-- Start --
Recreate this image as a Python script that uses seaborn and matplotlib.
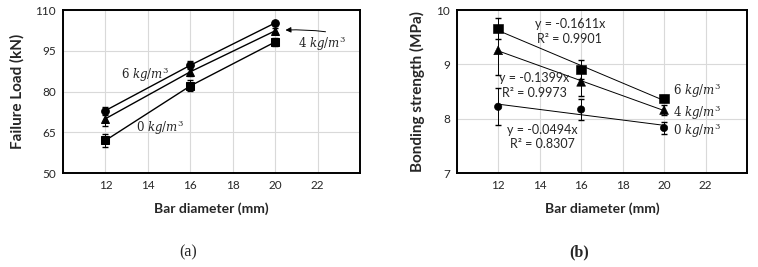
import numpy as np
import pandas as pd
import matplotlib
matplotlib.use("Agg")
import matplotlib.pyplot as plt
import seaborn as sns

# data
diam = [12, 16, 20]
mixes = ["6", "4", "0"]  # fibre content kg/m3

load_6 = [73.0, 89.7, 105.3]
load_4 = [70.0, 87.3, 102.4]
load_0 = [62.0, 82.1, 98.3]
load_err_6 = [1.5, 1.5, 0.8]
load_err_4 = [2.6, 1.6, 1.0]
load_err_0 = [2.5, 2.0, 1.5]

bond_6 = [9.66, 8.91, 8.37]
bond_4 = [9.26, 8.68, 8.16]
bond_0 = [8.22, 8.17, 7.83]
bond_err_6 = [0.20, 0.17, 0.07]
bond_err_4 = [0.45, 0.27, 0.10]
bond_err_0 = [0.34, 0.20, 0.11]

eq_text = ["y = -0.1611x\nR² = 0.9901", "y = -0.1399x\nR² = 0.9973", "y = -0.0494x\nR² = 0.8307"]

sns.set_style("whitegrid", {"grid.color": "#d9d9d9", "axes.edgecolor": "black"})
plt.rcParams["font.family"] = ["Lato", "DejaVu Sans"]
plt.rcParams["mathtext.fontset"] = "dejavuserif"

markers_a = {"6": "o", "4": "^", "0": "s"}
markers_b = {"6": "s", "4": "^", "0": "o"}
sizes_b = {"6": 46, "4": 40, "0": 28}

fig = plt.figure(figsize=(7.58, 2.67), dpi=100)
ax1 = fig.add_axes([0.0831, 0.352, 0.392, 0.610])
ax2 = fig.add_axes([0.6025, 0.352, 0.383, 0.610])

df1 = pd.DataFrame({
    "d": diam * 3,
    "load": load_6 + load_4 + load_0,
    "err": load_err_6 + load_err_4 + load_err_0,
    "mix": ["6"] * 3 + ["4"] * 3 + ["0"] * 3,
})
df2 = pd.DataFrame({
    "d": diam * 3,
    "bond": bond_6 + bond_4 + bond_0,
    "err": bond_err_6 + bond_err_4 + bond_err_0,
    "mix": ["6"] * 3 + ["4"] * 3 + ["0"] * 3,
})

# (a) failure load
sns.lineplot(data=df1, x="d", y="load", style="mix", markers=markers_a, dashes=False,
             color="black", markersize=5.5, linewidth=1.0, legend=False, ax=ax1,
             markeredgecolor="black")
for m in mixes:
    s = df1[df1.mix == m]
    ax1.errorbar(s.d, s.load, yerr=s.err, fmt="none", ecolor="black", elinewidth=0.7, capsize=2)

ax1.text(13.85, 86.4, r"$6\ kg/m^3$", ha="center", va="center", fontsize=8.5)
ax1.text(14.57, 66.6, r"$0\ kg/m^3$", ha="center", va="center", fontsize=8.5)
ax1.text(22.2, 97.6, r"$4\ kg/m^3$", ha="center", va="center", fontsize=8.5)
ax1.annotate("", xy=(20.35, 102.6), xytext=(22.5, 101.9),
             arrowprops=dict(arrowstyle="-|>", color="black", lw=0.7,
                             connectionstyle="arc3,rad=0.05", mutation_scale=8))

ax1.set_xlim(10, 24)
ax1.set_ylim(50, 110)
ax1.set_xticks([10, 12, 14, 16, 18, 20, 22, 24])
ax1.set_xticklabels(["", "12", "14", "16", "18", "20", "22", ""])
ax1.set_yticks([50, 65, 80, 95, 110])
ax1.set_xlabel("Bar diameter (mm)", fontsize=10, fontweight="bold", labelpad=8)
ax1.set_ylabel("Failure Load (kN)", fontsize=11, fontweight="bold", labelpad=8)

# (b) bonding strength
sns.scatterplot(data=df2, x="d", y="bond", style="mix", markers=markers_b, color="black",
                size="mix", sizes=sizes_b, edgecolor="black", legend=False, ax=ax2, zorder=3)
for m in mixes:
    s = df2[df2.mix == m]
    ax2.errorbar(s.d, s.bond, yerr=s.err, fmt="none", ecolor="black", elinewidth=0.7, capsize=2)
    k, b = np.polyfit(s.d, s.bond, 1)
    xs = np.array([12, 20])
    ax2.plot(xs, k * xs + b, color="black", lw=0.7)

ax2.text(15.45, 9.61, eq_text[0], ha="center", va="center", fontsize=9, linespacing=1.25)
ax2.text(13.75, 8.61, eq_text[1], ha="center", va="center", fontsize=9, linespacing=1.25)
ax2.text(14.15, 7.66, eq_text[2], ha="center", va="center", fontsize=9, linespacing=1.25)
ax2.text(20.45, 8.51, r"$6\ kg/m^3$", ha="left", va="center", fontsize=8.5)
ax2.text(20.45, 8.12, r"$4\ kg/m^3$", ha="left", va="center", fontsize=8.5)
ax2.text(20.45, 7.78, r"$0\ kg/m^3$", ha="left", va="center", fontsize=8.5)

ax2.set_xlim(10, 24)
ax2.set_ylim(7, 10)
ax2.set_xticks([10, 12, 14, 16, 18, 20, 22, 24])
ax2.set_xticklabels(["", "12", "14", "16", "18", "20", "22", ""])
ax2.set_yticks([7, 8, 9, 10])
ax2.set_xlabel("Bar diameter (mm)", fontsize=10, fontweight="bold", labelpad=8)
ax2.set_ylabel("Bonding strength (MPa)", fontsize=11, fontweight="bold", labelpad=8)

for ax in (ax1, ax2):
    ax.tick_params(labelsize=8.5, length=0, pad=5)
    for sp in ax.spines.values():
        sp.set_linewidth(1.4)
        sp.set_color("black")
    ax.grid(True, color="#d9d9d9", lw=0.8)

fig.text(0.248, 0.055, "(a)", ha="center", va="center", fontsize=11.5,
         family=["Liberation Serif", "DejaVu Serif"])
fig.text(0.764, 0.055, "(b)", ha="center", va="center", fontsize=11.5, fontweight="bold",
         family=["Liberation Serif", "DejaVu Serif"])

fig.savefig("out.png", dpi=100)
-- End --
Tell how many lines in the material above include the word "seaborn", giving the number only.

2